Marcas de la bondad

La generosidad deja huellas, de las indelebles, de esas que nadie osaría borrar. La bondad más fina nos deja marcado el corazón. Cuando la recibimos de los otros nos inunda un bienestar inefable, que para explicarlo entonces basta con poner las manos en el pecho y expresarnos con esa mezcla rara donde se unen sonrisa y lágrimas.

Quien desde niño presencia actos de esa naturaleza es muy probable que los recuerde siempre y que en su vida completa los reproduzca de miles de maneras. Que guíe el sentido de su existencia en dar y darse a los otros. Porque la bondad es linda, limpia, sin dobleces; y el bien es tan atractivo, que cuando lo conoces y lo practicas; cuando vives sumergido en él no hay fuerza en el mundo que te haga abandonarlo.

Existen seres que nunca se deshacen de uno de estos actos, son, a su vez, los que más están necesitando ser tocados por ella, quienes no han probado sus mieles y quizás ni saben identificarla cuando la encuentren.

Otros, sin embargo, viven mirando a todas partes, para ver quién necesita recibirla, y ahí la ofrecen, sin pensarlo, sin detenerse a analizar si es merecedor o no; porque de algo sí tenemos que vivir seguros: nadie debía abandonar este mundo sin haber sido bondadoso, y sin recibir la bondad ajena.

Hace unos días leí esta historia que involucra a Charlie Chaplin, el comediante más famoso de la historia del cine, ese ser que nos legó todo lo inmenso que lo habitó y una genialidad de las más excelsas de todos los tiempos.

Se las ofrezco como un regalo. Seguramente mucho de lo que pudo darnos fue gracias a las huellas de la bondad que quedaron pegadas a su alma. Gracias a presenciarla desde niño. Que nos sirva de inspiración para practicarla y para intentar siempre tocar las almas de los seres que tenemos cerca.

Él contó que: Una tarde de mi infancia, acompañé a mi padre al circo.

La fila era larga, y delante de nosotros había una familia de ocho: padre, madre y seis niños, todos con ropa gastada pero limpia. Los pequeños no podían contener la emoción; hablaban del espectáculo como si fuera el día más esperado de sus vidas.
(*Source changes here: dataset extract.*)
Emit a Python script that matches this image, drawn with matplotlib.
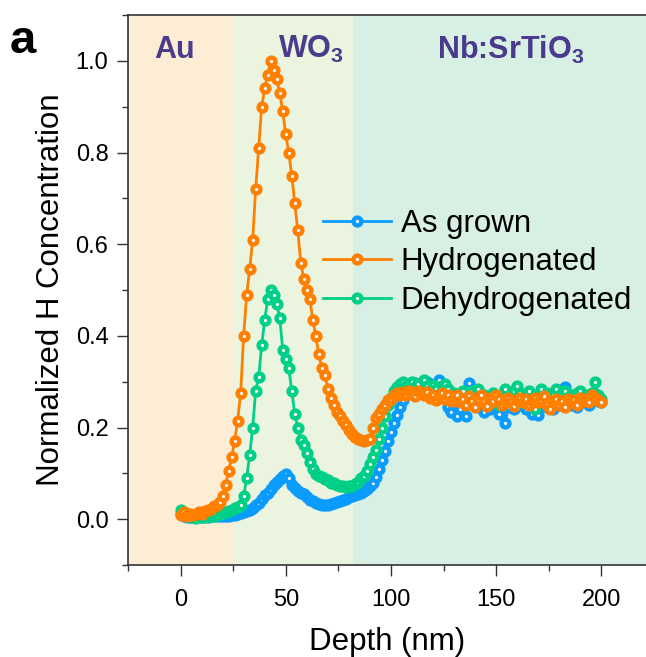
import matplotlib
matplotlib.use("Agg")
import matplotlib.pyplot as plt
from matplotlib.ticker import MultipleLocator
import numpy as np

plt.rcParams['font.family'] = ['Liberation Sans', 'DejaVu Sans']
plt.rcParams['mathtext.fontset'] = 'custom'
plt.rcParams['mathtext.rm'] = 'Liberation Sans'
plt.rcParams['mathtext.bf'] = 'Liberation Sans:bold'
plt.rcParams['mathtext.default'] = 'bf'

# глибина (нм): 141 точка від 0 до 200
depth = np.linspace(0, 200, 141)

as_grown = [
    0.012, 0.008, 0.005, 0.004, 0.004, 0.005, 0.005, 0.004, 0.006, 0.005,
    0.006, 0.007, 0.008, 0.008, 0.007, 0.008, 0.008, 0.009, 0.010, 0.012,
    0.013, 0.015, 0.018, 0.020, 0.025, 0.030, 0.035, 0.045, 0.052, 0.058,
    0.065, 0.075, 0.082, 0.088, 0.095, 0.098, 0.090, 0.075, 0.068, 0.062,
    0.058, 0.055, 0.048, 0.042, 0.040, 0.035, 0.033, 0.030, 0.032, 0.030,
    0.033, 0.035, 0.038, 0.040, 0.042, 0.045, 0.048, 0.050, 0.052, 0.055,
    0.058, 0.062, 0.065, 0.072, 0.080, 0.092, 0.110, 0.130, 0.148, 0.170,
    0.190, 0.210, 0.228, 0.245, 0.260, 0.270, 0.282, 0.290, 0.298, 0.290,
    0.295, 0.285, 0.300, 0.295, 0.290, 0.285, 0.303, 0.290, 0.265, 0.245,
    0.235, 0.250, 0.225, 0.240, 0.255, 0.225, 0.297, 0.270, 0.255, 0.245,
    0.260, 0.235, 0.250, 0.240, 0.255, 0.245, 0.230, 0.250, 0.210, 0.245,
    0.255, 0.240, 0.260, 0.250, 0.265, 0.240, 0.255, 0.230, 0.245, 0.228,
    0.250, 0.260, 0.245, 0.255, 0.240, 0.265, 0.250, 0.275, 0.288, 0.265,
    0.250, 0.260, 0.245, 0.255, 0.270, 0.260, 0.250, 0.265, 0.270, 0.258,
    0.255,
]

hydrogenated = [
    0.010, 0.015, 0.008, 0.012, 0.010, 0.012, 0.015, 0.012, 0.018, 0.020,
    0.022, 0.028, 0.030, 0.038, 0.050, 0.075, 0.105, 0.135, 0.170, 0.215,
    0.275, 0.400, 0.490, 0.545, 0.610, 0.720, 0.810, 0.900, 0.940, 0.970,
    1.000, 0.980, 0.960, 0.930, 0.890, 0.840, 0.800, 0.750, 0.690, 0.630,
    0.560, 0.525, 0.500, 0.480, 0.435, 0.400, 0.360, 0.330, 0.315, 0.285,
    0.265, 0.250, 0.235, 0.225, 0.215, 0.205, 0.195, 0.185, 0.180, 0.175,
    0.172, 0.170, 0.172, 0.175, 0.200, 0.220, 0.230, 0.240, 0.250, 0.260,
    0.262, 0.270, 0.275, 0.270, 0.278, 0.272, 0.280, 0.275, 0.268, 0.280,
    0.275, 0.270, 0.278, 0.265, 0.272, 0.260, 0.268, 0.275, 0.262, 0.270,
    0.258, 0.265, 0.272, 0.255, 0.262, 0.250, 0.268, 0.258, 0.245, 0.262,
    0.270, 0.255, 0.248, 0.265, 0.258, 0.270, 0.262, 0.250, 0.258, 0.265,
    0.255, 0.248, 0.260, 0.265, 0.255, 0.262, 0.250, 0.258, 0.265, 0.255,
    0.260, 0.268, 0.250, 0.240, 0.258, 0.262, 0.250, 0.258, 0.245, 0.262,
    0.255, 0.260, 0.250, 0.265, 0.258, 0.262, 0.255, 0.270, 0.265, 0.260,
    0.255,
]

dehydrogenated = [
    0.020, 0.015, 0.010, 0.005, 0.004, 0.003, 0.004, 0.005, 0.004, 0.006,
    0.006, 0.008, 0.010, 0.012, 0.013, 0.015, 0.018, 0.020, 0.024, 0.027,
    0.032, 0.050, 0.090, 0.140, 0.200, 0.280, 0.310, 0.380, 0.435, 0.480,
    0.500, 0.490, 0.470, 0.440, 0.370, 0.350, 0.330, 0.280, 0.230, 0.200,
    0.172, 0.162, 0.145, 0.125, 0.110, 0.098, 0.094, 0.092, 0.088, 0.085,
    0.080, 0.078, 0.075, 0.073, 0.072, 0.070, 0.072, 0.073, 0.076, 0.082,
    0.090, 0.095, 0.105, 0.120, 0.135, 0.150, 0.175, 0.200, 0.225, 0.250,
    0.265, 0.280, 0.288, 0.295, 0.300, 0.290, 0.295, 0.300, 0.288, 0.295,
    0.280, 0.303, 0.290, 0.280, 0.292, 0.285, 0.270, 0.280, 0.295, 0.285,
    0.265, 0.275, 0.260, 0.270, 0.280, 0.265, 0.255, 0.280, 0.270, 0.285,
    0.260, 0.270, 0.255, 0.265, 0.275, 0.260, 0.250, 0.270, 0.285, 0.260,
    0.270, 0.280, 0.290, 0.275, 0.255, 0.270, 0.280, 0.260, 0.240, 0.270,
    0.285, 0.265, 0.275, 0.255, 0.270, 0.285, 0.260, 0.275, 0.280, 0.265,
    0.270, 0.260, 0.275, 0.280, 0.265, 0.270, 0.260, 0.275, 0.300, 0.270,
    0.262,
]

# шари зразка: назва, межі (нм), колір фону
layers = ['Au', 'WO$_3$', 'Nb:SrTiO$_3$']
layer_edges = [-25, 25, 82, 240]
layer_colors = ['#FDEDD5', '#EBF4DF', '#D8EFE3']
layer_label_x = [-3, 62, 157]

fig = plt.figure(figsize=(6.46, 6.57), dpi=100)
ax = fig.add_axes([0.198, 0.140, 0.802, 0.837])

for i in range(len(layers)):
    ax.axvspan(layer_edges[i], layer_edges[i + 1], color=layer_colors[i], lw=0, zorder=0)
    ax.text(layer_label_x[i], 1.024, layers[i], ha='center', va='center',
            fontsize=22, fontweight='bold', color='#4A3B8C')

style = dict(marker='o', markersize=5.6, markeredgewidth=3.2,
             markerfacecolor='white', linewidth=2)
l1, = ax.plot(depth, as_grown, color='#0A9BFF', label='As grown', zorder=2, **style)
l3, = ax.plot(depth, dehydrogenated, color='#00CF88', label='Dehydrogenated', zorder=3, **style)
l2, = ax.plot(depth, hydrogenated, color='#FF7F00', label='Hydrogenated', zorder=4, **style)

ax.set_xlim(-25, 221.2)
ax.set_ylim(-0.1, 1.1)
ax.xaxis.set_major_locator(MultipleLocator(50))
ax.xaxis.set_minor_locator(MultipleLocator(25))
ax.yaxis.set_major_locator(MultipleLocator(0.2))
ax.yaxis.set_minor_locator(MultipleLocator(0.1))
ax.yaxis.set_major_formatter(plt.FormatStrFormatter('%.1f'))
ax.tick_params(which='major', length=8, width=1, labelsize=17, color='#333333')
ax.tick_params(which='minor', length=4, width=1, color='#333333')
ax.tick_params(axis='x', which='major', pad=9)
ax.tick_params(axis='y', which='major', pad=6)
for s in ['left', 'bottom', 'top']:
    ax.spines[s].set_color('#333333')
    ax.spines[s].set_linewidth(1.2)
ax.spines['right'].set_visible(False)

ax.set_xlabel('Depth (nm)', fontsize=22.5, labelpad=12)
ax.set_ylabel('Normalized H Concentration', fontsize=22.5, labelpad=7)

ax.legend(handles=[l1, l2, l3], loc='upper left', bbox_to_anchor=(0.376, 0.648),
          frameon=False, fontsize=22.5, handlelength=2.2, handletextpad=0.3,
          labelspacing=0.27, borderpad=0, borderaxespad=0)

fig.text(0.015, 0.938, 'a', fontsize=34, fontweight='bold', va='center', ha='left')

fig.savefig('out.png', dpi=100)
Cuando por fin llegaron a la taquilla, el padre preguntó el precio de las entradas. La cifra lo desarmó. Lo vi tartamudear, inclinarse hacia su esposa y susurrarle con la vergüenza grabada en el rostro.

Entonces ocurrió lo inesperado.

Mi padre sacó veinte dólares de su bolsillo, los dejó caer al suelo y, con naturalidad, se agachó, los recogió y se los entregó al hombre:

—Se le ha caído su dinero, señor.

El padre lo miró con lágrimas en los ojos.

—¡Gracias! —dijo con voz entrecortada.

Ellos entraron al circo, y nosotros nos retiramos. Aquellos eran los únicos veinte dólares que mi padre llevaba consigo. No vimos el espectáculo. Pero yo supe, desde ese día, que había presenciado algo mucho más grande.

Ese fue el acto más hermoso de mi vida.

El circo se apagó en la memoria. La bondad de mi padre nunca.